The effective tax rate for the three months ended October 1, 2023 varied from the U.S. federal statutory rate primarily due to the U.S.-generated losses for which UNIFI does not expect to realize a future tax benefit.

During the three months ended October 1, 2023, the Internal Revenue Service (the “IRS”) audit of fiscal years 2014 through 2019 was concluded with a net refund of $1,248 which is yet to be received. The impact from the audit adjustments to the prior periods was insignificant.

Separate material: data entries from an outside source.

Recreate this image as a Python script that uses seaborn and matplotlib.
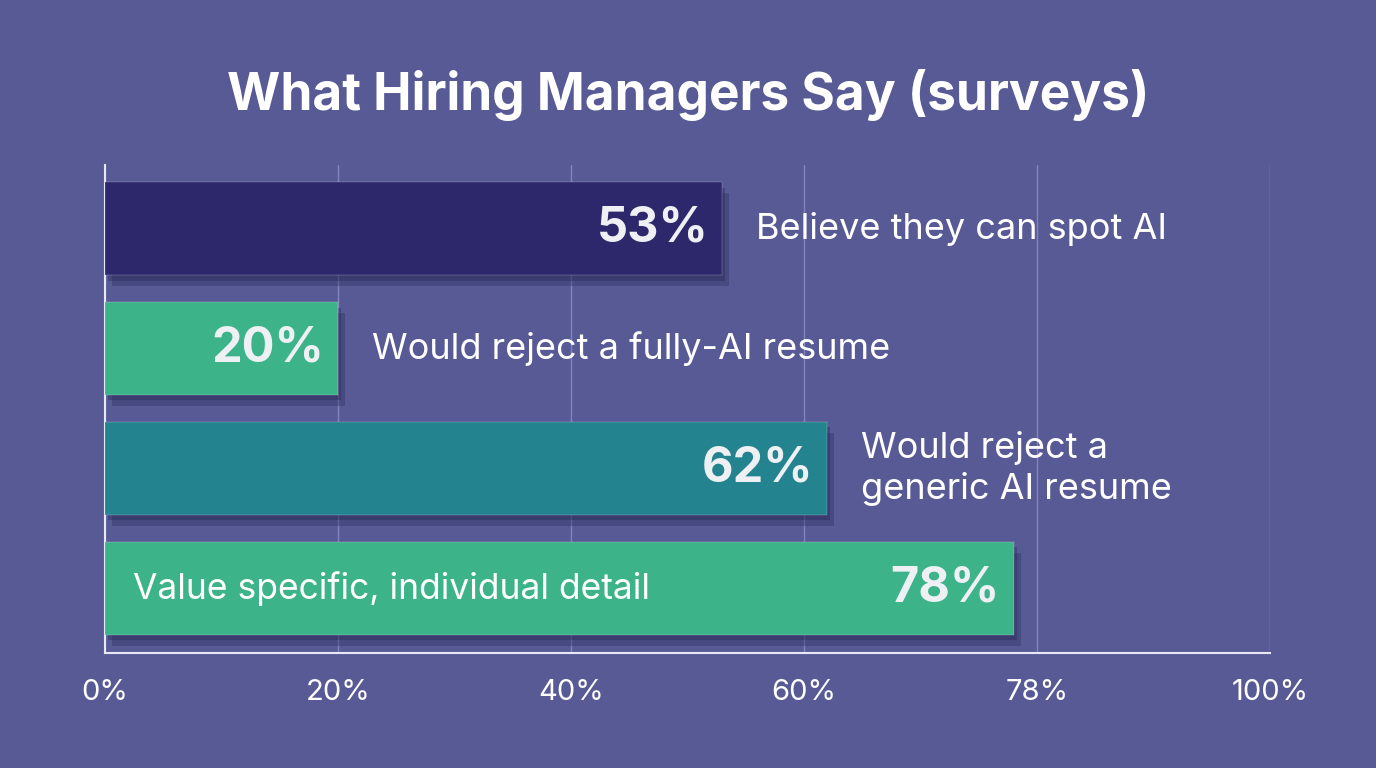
import matplotlib
matplotlib.use("Agg")
import matplotlib.pyplot as plt
import matplotlib.patheffects as pe
import pandas as pd
import seaborn as sns

labels = ["Believe they can spot AI", "Would reject a fully-AI resume",
          "Would reject a\ngeneric AI resume", "Value specific, individual detail"]
values = [53, 20, 62, 78]
bar_colors = ["#2d286b", "#3db38a", "#23848f", "#3db38a"]
tick_pos = [0, 20, 40, 60, 80, 100]
tick_labels = ["0%", "20%", "40%", "60%", "78%", "100%"]
inside = [False, False, False, True]

bg = "#575a95"
df = pd.DataFrame({"label": labels, "value": values})

sns.set_theme(style="white")
plt.rcParams["font.family"] = ["Inter", "DejaVu Sans"]

fig = plt.figure(figsize=(13.76, 7.68), dpi=100, facecolor=bg)
ax = fig.add_axes([0.0763, 0.1497, 0.8467, 0.6355])
ax.set_facecolor(bg)

sns.barplot(data=df, x="value", y="label", hue="label", palette=bar_colors,
            legend=False, width=0.775, ax=ax, saturation=1, zorder=3)

# soft drop shadow under each bar
for bar in ax.patches:
    bar.set_path_effects([pe.SimplePatchShadow(offset=(5, -8), shadow_rgbFace="#2a2a5c", alpha=0.35),
                          pe.SimplePatchShadow(offset=(2, -4), shadow_rgbFace="#23234f", alpha=0.35),
                          pe.Normal()])
    bar.set_edgecolor((1, 1, 1, 0.12))
    bar.set_linewidth(1.2)

ax.set_xlim(0, 100)
ax.set_ylim(3.54, -0.53)
ax.set_xticks(tick_pos)
ax.set_xticklabels(tick_labels)
ax.tick_params(axis="x", length=0, pad=19, labelsize=21, labelcolor="white")
ax.set_yticks([])
ax.set_xlabel("")
ax.set_ylabel("")
ax.grid(axis="x", color="#8c8ec4", linewidth=1, alpha=0.8, zorder=0)
for s in ["top", "right"]:
    ax.spines[s].set_visible(False)
for s in ["left", "bottom"]:
    ax.spines[s].set_color("#e8e8f4")
    ax.spines[s].set_linewidth(1.5)

for i, (lab, v) in enumerate(zip(labels, values)):
    ax.annotate(f"{v}%", xy=(v, i), xytext=(-14, 0), textcoords="offset pixels",
                ha="right", va="center", fontsize=35, fontweight="bold",
                color="#eef0f4", zorder=5)
    if inside[i]:
        ax.annotate(lab, xy=(0, i), xytext=(28, 0), textcoords="offset pixels",
                    ha="left", va="center", fontsize=25.5, color="white", zorder=5)
    else:
        ax.annotate(lab, xy=(v, i), xytext=(34, 0), textcoords="offset pixels",
                    ha="left", va="center", fontsize=26, color="white", zorder=5,
                    linespacing=1.25)

fig.text(0.5, 0.876, "What Hiring Managers Say (surveys)", ha="center", va="center",
         fontsize=37, fontweight="bold", color="white")

fig.savefig("out.png", dpi=100, facecolor=bg)
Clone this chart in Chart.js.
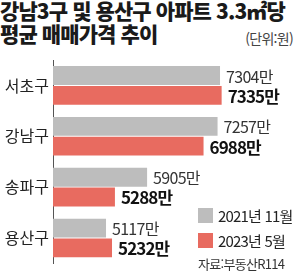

The effective tax rate for the three months ended October 2, 2022 was lower than the U.S. federal statutory rate primarily due to an increase in the valuation allowance for deferred tax assets and current U.S. tax on global intangible low-tax income (“GILTI”).

Unrecognized Tax Benefits

UNIFI regularly assesses the outcomes of both completed and ongoing examinations to ensure that its provision for income taxes is sufficient. Certain returns that remain open to examination have utilized carryforward tax attributes generated in prior tax years, including net operating losses, which could potentially be revised upon examination.

Following the conclusion of the IRS audit, UNIFI adjusted the uncertain tax positions for fiscal years 2014 through 2019 that were effectively settled. The impact from releasing the netted uncertain tax position liabilities was insignificant.